Die Energiewende droht zum Opfer des eigenen
Erfolgs zu werden. Weil der Ausbau von alternativ produziertem Strom
aus Sonne, Wind und Biogas immer schneller vorangeht, werden die
Stromrechnungen für die Verbraucher immer höher. Damit wird eine
andere Rechnung offenkundig: Die meisten Deutschen haben zwar den von
der Regierung Merkel nach dem GAU von Fukushima beschlossenen
beschleunigten Ausstieg aus der Atomenergie freudig begrüßt, in der
Euphorie die damit verbundenen Kosten allerdings unterschätzt.

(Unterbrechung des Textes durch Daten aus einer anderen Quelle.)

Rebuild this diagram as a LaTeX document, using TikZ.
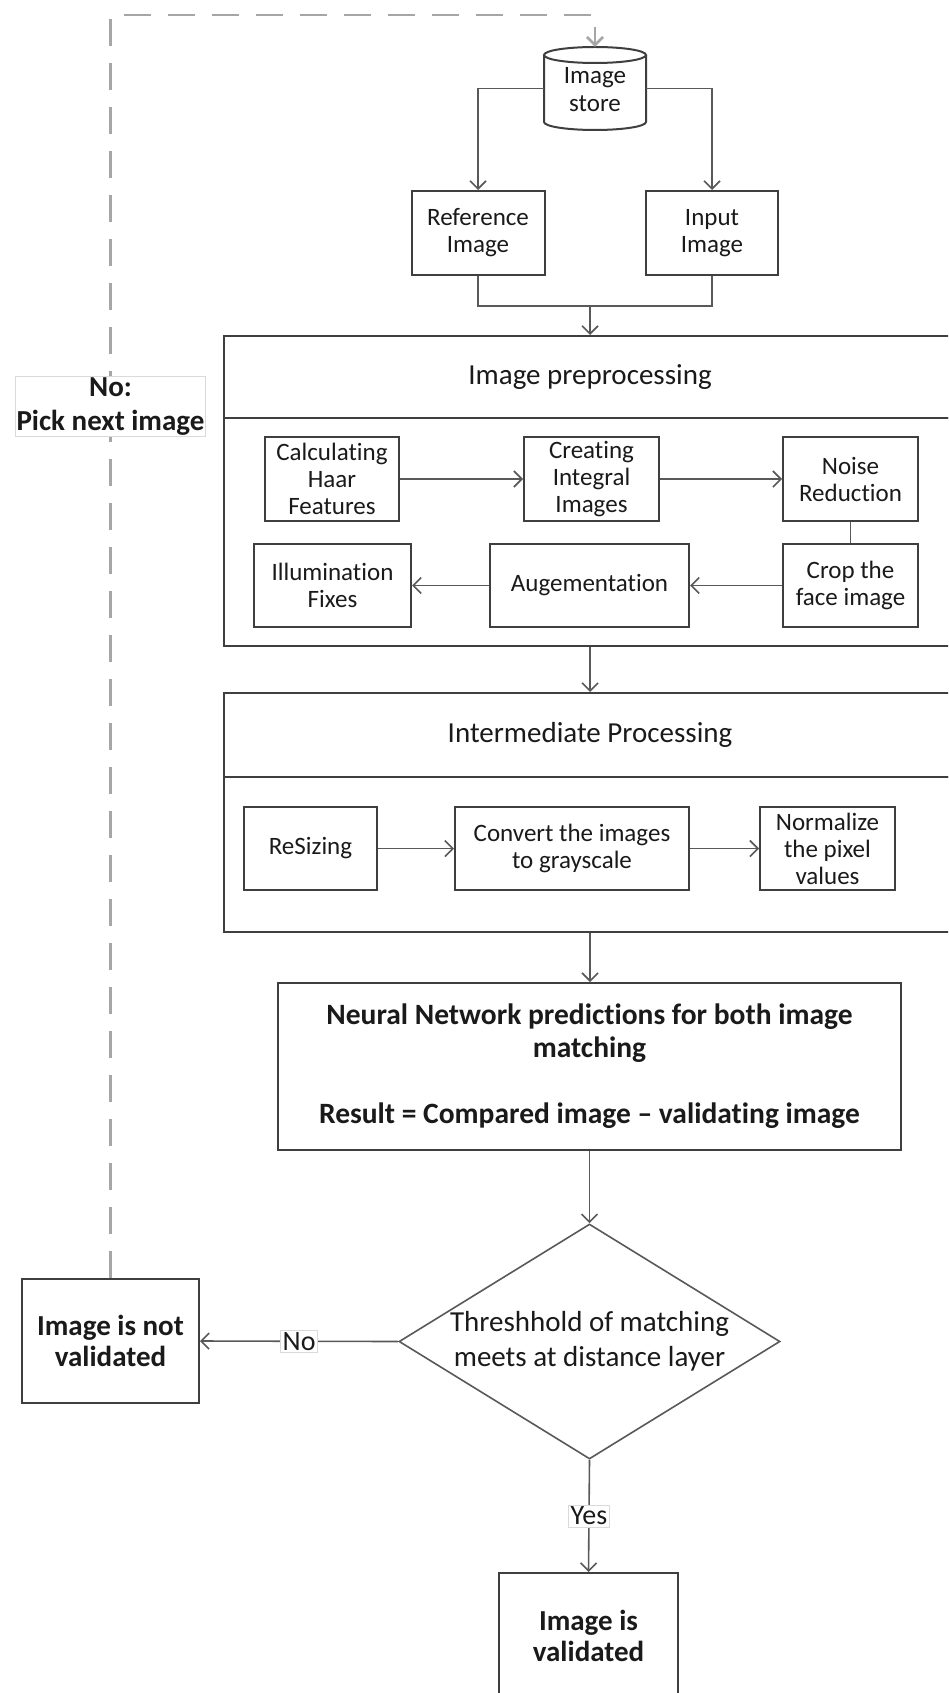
\documentclass[tikz,border=0pt]{standalone}
\usepackage{fontspec}
\setmainfont{Carlito}[Ligatures=NoCommon]
\usetikzlibrary{arrows.meta,shapes.geometric}
\definecolor{edge}{HTML}{3F3F3F}
\definecolor{wire}{HTML}{595959}
\definecolor{loopgray}{HTML}{A6A6A6}
\definecolor{tagframe}{HTML}{DADADA}
\definecolor{ink}{HTML}{1A1A1A}
\begin{document}
\begin{tikzpicture}[x=1pt,y=-1pt,
  barb/.tip={Straight Barb[length=8pt,width=16pt]},
  sized/.style 2 args={minimum width=#1,minimum height=#2},
  boxbase/.style={draw=edge,line width=2pt,fill=white,inner sep=0pt,align=center,text=ink},
  smallbox/.style={boxbase,font=\fontsize{25}{27}\selectfont},
  titlebox/.style={boxbase,font=\fontsize{29}{34}\selectfont},
  boldbox/.style={boxbase,font=\fontsize{29}{31}\selectfont\bfseries},
  wireline/.style={draw=wire,line width=1.6pt},
  flow/.style={wireline,-barb},
  loopline/.style={draw=loopgray,line width=2.6pt,dash pattern=on 27pt off 17pt,-barb},
  tag/.style={fill=white,draw=tagframe,line width=0.6pt,inner sep=2pt,text=ink,font=\fontsize{28}{33}\selectfont},
  decision/.style={diamond,draw=wire,line width=1.6pt,fill=white,inner sep=0pt,aspect=1.62}
]
\useasboundingbox (0,0) rectangle (948,1693);
\clip (0,0) rectangle (948,1693);

% ---- image store (cylinder) ----
\node[inner sep=0pt,sized={102}{83}] (store) at (595,88.5) {};
\begin{scope}[draw=edge,line width=2pt]
  \fill[white] (544,55) rectangle (646,122);
  \draw[fill=white] (544,55) -- (544,122)
     arc[start angle=180,end angle=360,x radius=51pt,y radius=8pt] -- (646,55);
  \draw[fill=white] (595,55) ellipse[x radius=51pt,y radius=8pt];
\end{scope}
\node[align=center,text=ink,font=\fontsize{25}{28}\selectfont] at (595,90) {Image\\store};

% ---- source images ----
\node[smallbox,sized={133}{84}] (ref) at (478,233) {Reference\\Image};
\node[smallbox,sized={132}{84}] (inp) at (712,233) {Input\\Image};
\coordinate (join) at (590,306);

% ---- image preprocessing block ----
\node[titlebox,sized={732}{82}] (prehead) at (590,377) {Image preprocessing};
\node[boxbase,sized={732}{228}] (prebody) at (590,532) {};
\node[smallbox,sized={134}{84}] (haar) at (332,479) {Calculating\\Haar\\Features};
\node[smallbox,sized={135}{84}] (integral) at (591.5,479) {Creating\\Integral\\Images};
\node[smallbox,sized={135}{84}] (noise) at (850.5,479) {Noise\\Reduction};
\node[smallbox,sized={135}{83}] (crop) at (850.5,585.5) {Crop the\\face image};
\node[smallbox,sized={199}{83}] (aug) at (589.5,585.5) {Augementation};
\node[smallbox,sized={157}{83}] (illum) at (332.5,585.5) {Illumination\\Fixes};

% ---- intermediate processing block ----
\node[titlebox,sized={732}{84}] (interhead) at (590,735) {Intermediate Processing};
\node[boxbase,sized={732}{155}] (interbody) at (590,854.5) {};
\node[smallbox,sized={133}{83}] (resize) at (310.5,848.5) {ReSizing};
\node[smallbox,sized={234}{83}] (convert) at (572,848.5) {Convert the images\\to grayscale};
\node[smallbox,sized={135}{83}] (normal) at (827.5,848.5) {Normalize\\the pixel\\values};

% ---- prediction and decision ----
\node[boxbase,sized={623}{167},font=\fontsize{29.5}{33}\selectfont\bfseries] (nn) at (589.5,1066.5)
  {Neural Network predictions for both image\\matching\\[33pt]Result = Compared image -- validating image};
\node[decision,minimum width=381,minimum height=235] (dec) at (589.5,1341.5) {};
\node[align=center,text=ink,font=\fontsize{29}{35}\selectfont] at (dec.center) {Threshhold of matching\\meets at distance layer};

\node[boldbox,sized={177}{124}] (notval) at (110.5,1341) {Image is not\\validated};
\node[boldbox,sized={179}{126}] (valid) at (588.5,1636) {Image is\\validated};

% ---- connectors ----
\draw[flow] (store.west) -| (ref.north);
\draw[flow] (store.east) -| (inp.north);
\draw[wireline] (ref.south) |- (join) -| (inp.south);
\draw[flow] (join) -- (join |- prehead.north);
\draw[flow] (haar) -- (integral);
\draw[flow] (integral) -- (noise);
\draw[wireline] (noise) -- (crop);
\draw[flow] (crop) -- (aug);
\draw[flow] (aug) -- (illum);
\draw[flow] (resize) -- (convert);
\draw[flow] (convert) -- (normal);
\draw[flow] (prebody.south) -- (interhead.north);
\draw[flow] (interbody.south) -- (interbody.south |- nn.north);
\draw[flow] (nn.south) -- (dec.north);
\draw[flow] (dec.west) -- node[tag] {No} (notval.east);
\draw[flow] (dec.south) -- node[tag] {Yes} (valid.north);

% ---- retry loop ----
\coordinate (rtop) at (595,15);
\draw[loopline] (notval.north) |- (rtop) -- (store.north);
\node[tag,align=center,font=\fontsize{29}{34}\selectfont\bfseries,inner sep=1pt] (retry) at (110.5,406.5) {No:\\Pick next image};
\end{tikzpicture}
\end{document}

Nachdem am Montag die Erhöhung der Ökostrom-Umlage um fast 50 Prozent
auf 5,3 Cent pro Kilowattstunde verkündet wurde, steht Deutschlands
energiepolitischer Alleingang vor der nächsten großen
Herausforderung. Sicher scheint mittlerweile zu sein, dass bis zum
Aus des letzten Atommeilers 2022 ausreichend Ersatzstrom aus
alternativen Energiequellen produziert werden kann. Die damit
verbundenen Kosten allerdings drohen Strom für einen Teil der
Bevölkerung zum Luxusgut zu machen. Damit wird die Energiewende auch
zu einem sozialpolitischen Problem. Der Grund dafür liegt in den
attraktiven Subventionen für Investoren riesiger Windparks wie
Mini-Dach-Solaranlagen. Denn je mehr Fördermittel in alternative
Energie fließen, desto mehr Geld muss im Gegenzug über die Umlage
nach dem Erneuerbare-Energien-Gesetz (EEG) bei den Verbrauchern
kassiert werden. Nach dem EEG bekommen die Betreiber von Windrädern,
Sonnenkollektoren und Biogasanlagen auf 20 Jahre garantierte
Vergütungen für jede Kilowattstunde. Die liegen längst über dem
Marktpreis. Und darum verdienen sich so viele Betreiber alternativer
Kraftwerke jetzt eine goldene Nase. Ein Jahr vor der Bundestagswahl
ist der Bannstrahl über die Atomkraft damit zu einem weiteren
Brandherd für Angela Merkels Koalition geworden. Ihr muss ein
Kostendämpfungsprogramm gelingen, um den fatalen Eindruck zu
widerlegen, die Last dieser Energiewende hätten vor allem Otto-
Normalverbraucher und Mittelständler zu tragen. Und da ist
Umweltminister Peter Altmaier – aller Kritik zum Trotz – auf dem
richtigen Weg. Er will die Subventionen zumindest für Neuanlagen
drosseln, das Tempo beim Ausbau der alternativen Energien begrenzen
und dem Aufbau leistungsfähiger Stromnetze anpassen, außerdem all die
energieintensiven Unternehmen überprüfen, die aus internationalen
Wettbewerbsgründen vom EEG befreit sind. Da gibt es, dank
freundlicher Unterstützung der FDP, mittlerweile zu viele Betriebe,
die keine Ökostrom-Umlage zahlen. Ein neues EGG ist deshalb
überfällig. Viel mehr als vorbereiten kann Altmaier das allerdings
nicht. Zu willkommen ist der Opposition das Kostenproblem der
Regierung, zu unterschiedlich sind die Interessen zwischen den
Wind-Lobbyisten im Norden und den Abnehmern im Süden, als dass vor
der Bundestagswahl im September 2013 ein Kompromiss zur Kostensenkung
denkbar wäre. Aber was auch immer irgendwann dabei herauskommt:
Sicher ist, dass Strom ein teures Gut bleibt.